> [Given task] Write out every line below that includes the word "this".

> [Provided material]

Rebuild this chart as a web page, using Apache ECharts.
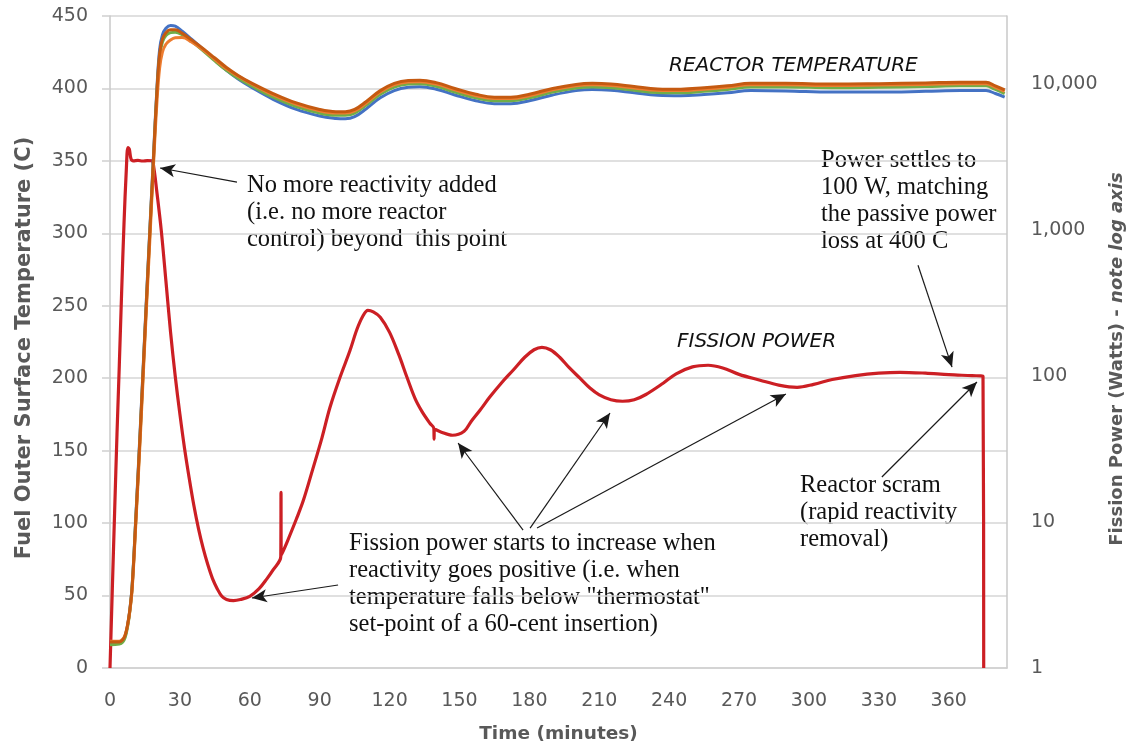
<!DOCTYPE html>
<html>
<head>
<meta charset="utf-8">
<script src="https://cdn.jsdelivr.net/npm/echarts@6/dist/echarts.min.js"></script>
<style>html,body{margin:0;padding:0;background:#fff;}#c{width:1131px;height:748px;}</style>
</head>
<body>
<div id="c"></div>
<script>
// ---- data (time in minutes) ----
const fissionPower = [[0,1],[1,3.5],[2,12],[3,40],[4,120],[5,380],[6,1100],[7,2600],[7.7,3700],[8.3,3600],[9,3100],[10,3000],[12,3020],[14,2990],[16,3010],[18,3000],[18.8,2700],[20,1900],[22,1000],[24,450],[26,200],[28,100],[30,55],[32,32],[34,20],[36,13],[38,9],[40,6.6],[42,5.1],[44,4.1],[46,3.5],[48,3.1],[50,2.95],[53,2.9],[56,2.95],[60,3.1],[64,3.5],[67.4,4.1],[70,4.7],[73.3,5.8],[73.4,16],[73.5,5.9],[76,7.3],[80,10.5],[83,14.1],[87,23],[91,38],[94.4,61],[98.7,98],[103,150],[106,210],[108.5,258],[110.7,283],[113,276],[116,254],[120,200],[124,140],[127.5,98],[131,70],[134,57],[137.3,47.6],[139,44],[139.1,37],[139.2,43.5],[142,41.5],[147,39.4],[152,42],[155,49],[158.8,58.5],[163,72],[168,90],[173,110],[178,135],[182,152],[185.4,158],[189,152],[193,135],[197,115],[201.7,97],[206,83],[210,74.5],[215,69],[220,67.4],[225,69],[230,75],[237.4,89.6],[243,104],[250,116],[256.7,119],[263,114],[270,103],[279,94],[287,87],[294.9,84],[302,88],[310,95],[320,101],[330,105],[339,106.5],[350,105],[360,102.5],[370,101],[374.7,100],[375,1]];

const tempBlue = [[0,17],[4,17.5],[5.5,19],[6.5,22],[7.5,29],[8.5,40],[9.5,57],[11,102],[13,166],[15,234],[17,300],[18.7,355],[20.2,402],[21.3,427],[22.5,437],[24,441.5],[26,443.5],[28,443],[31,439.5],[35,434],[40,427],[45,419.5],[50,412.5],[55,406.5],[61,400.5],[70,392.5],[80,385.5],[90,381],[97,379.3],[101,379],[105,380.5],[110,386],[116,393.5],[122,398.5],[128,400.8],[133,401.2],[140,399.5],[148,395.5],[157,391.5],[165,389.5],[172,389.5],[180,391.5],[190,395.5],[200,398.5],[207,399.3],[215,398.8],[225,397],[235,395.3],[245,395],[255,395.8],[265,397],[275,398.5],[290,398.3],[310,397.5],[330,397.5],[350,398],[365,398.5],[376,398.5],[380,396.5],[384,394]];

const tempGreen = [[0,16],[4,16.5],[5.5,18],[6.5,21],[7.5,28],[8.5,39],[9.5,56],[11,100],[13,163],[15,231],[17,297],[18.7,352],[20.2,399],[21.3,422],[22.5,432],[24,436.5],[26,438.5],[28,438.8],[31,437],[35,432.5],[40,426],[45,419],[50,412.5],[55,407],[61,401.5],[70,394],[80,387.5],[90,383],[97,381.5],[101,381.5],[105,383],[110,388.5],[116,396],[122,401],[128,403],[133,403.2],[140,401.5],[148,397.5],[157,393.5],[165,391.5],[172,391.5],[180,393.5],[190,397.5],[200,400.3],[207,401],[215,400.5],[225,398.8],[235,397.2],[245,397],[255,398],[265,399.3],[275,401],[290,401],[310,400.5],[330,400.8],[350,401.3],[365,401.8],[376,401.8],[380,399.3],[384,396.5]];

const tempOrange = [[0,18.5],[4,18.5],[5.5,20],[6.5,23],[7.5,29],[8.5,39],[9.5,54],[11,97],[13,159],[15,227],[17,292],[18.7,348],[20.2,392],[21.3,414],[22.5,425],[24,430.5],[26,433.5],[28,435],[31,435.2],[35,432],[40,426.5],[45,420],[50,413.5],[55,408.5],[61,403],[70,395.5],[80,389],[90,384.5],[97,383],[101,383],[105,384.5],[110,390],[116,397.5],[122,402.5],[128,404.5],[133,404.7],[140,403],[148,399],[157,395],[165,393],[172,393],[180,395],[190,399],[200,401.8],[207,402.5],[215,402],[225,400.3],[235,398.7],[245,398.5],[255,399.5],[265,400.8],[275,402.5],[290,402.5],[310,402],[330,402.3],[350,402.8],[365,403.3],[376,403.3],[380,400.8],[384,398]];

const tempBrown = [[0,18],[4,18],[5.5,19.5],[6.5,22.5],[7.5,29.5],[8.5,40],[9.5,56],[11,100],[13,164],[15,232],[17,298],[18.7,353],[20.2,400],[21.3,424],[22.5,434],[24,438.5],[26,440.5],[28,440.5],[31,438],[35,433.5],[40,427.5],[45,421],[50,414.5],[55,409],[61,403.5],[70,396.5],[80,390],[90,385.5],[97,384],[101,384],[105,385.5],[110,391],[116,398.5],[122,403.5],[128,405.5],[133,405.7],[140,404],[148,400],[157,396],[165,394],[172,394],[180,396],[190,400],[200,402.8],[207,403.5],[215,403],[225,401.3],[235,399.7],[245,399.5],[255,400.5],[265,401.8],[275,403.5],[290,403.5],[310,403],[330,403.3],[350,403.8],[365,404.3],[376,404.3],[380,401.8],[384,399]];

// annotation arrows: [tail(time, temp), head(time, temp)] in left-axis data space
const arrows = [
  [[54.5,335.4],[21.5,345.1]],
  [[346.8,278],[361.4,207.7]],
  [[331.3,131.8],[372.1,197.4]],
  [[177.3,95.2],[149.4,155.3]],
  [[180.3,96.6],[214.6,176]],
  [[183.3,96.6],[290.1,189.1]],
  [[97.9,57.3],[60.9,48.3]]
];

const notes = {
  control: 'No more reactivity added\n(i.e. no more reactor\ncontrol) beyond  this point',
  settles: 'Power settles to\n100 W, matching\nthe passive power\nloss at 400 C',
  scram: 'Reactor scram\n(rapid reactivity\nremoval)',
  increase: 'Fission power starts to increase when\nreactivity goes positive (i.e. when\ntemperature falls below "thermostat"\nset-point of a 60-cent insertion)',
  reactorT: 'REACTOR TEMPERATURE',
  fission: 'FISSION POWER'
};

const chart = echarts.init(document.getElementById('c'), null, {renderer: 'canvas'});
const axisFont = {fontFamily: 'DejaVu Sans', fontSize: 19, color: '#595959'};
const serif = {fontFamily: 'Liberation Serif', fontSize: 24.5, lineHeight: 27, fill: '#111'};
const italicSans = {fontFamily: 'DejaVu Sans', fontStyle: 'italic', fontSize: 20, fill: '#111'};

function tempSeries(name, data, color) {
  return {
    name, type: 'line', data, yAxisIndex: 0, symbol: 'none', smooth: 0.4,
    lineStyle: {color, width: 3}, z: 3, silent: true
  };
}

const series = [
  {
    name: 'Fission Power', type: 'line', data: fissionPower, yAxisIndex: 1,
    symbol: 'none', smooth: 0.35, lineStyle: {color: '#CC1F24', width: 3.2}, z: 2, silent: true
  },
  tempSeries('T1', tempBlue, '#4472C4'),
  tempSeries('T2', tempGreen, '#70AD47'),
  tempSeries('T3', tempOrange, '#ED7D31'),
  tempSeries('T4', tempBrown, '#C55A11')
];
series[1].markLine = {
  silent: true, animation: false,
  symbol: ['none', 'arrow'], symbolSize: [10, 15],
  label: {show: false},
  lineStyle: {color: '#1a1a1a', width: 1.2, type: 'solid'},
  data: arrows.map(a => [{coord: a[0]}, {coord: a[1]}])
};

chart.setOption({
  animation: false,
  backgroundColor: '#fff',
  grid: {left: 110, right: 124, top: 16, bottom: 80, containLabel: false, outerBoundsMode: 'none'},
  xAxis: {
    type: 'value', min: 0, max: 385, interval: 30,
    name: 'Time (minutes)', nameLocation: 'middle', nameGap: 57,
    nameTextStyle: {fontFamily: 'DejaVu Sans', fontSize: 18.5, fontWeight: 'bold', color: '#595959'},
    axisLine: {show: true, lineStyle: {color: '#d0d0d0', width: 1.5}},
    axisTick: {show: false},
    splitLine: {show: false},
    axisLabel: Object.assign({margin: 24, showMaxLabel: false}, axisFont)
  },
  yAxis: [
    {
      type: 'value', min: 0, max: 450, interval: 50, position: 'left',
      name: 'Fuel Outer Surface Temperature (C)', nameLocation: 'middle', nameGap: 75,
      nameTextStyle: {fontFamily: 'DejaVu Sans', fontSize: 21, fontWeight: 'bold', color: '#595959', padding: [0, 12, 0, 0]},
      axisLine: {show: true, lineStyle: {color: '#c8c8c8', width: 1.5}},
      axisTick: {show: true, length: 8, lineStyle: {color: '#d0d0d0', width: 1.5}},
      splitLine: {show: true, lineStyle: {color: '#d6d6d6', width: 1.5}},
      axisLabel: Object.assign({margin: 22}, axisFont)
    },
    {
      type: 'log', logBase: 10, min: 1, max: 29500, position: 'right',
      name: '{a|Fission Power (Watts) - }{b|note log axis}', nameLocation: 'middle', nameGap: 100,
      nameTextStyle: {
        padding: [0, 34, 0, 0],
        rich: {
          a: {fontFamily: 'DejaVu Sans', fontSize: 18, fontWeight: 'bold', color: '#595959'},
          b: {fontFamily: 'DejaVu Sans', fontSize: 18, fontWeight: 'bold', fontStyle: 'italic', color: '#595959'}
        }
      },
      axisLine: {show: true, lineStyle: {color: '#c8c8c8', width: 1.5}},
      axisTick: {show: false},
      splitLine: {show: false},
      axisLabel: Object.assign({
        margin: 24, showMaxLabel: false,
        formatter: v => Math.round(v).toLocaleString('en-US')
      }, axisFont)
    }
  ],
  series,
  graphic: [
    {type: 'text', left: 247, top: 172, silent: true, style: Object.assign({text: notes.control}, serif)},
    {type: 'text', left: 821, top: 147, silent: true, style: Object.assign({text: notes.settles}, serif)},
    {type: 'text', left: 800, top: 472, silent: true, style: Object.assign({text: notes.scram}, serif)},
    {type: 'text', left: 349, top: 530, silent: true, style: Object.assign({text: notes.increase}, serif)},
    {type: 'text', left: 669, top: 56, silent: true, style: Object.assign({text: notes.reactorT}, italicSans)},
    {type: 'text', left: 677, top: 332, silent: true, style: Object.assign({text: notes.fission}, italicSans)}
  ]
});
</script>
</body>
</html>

> [The result]
Rebuild this chart as a web page, using Apache ECharts.
  control: 'No more reactivity added\n(i.e. no more reactor\ncontrol) beyond  this point',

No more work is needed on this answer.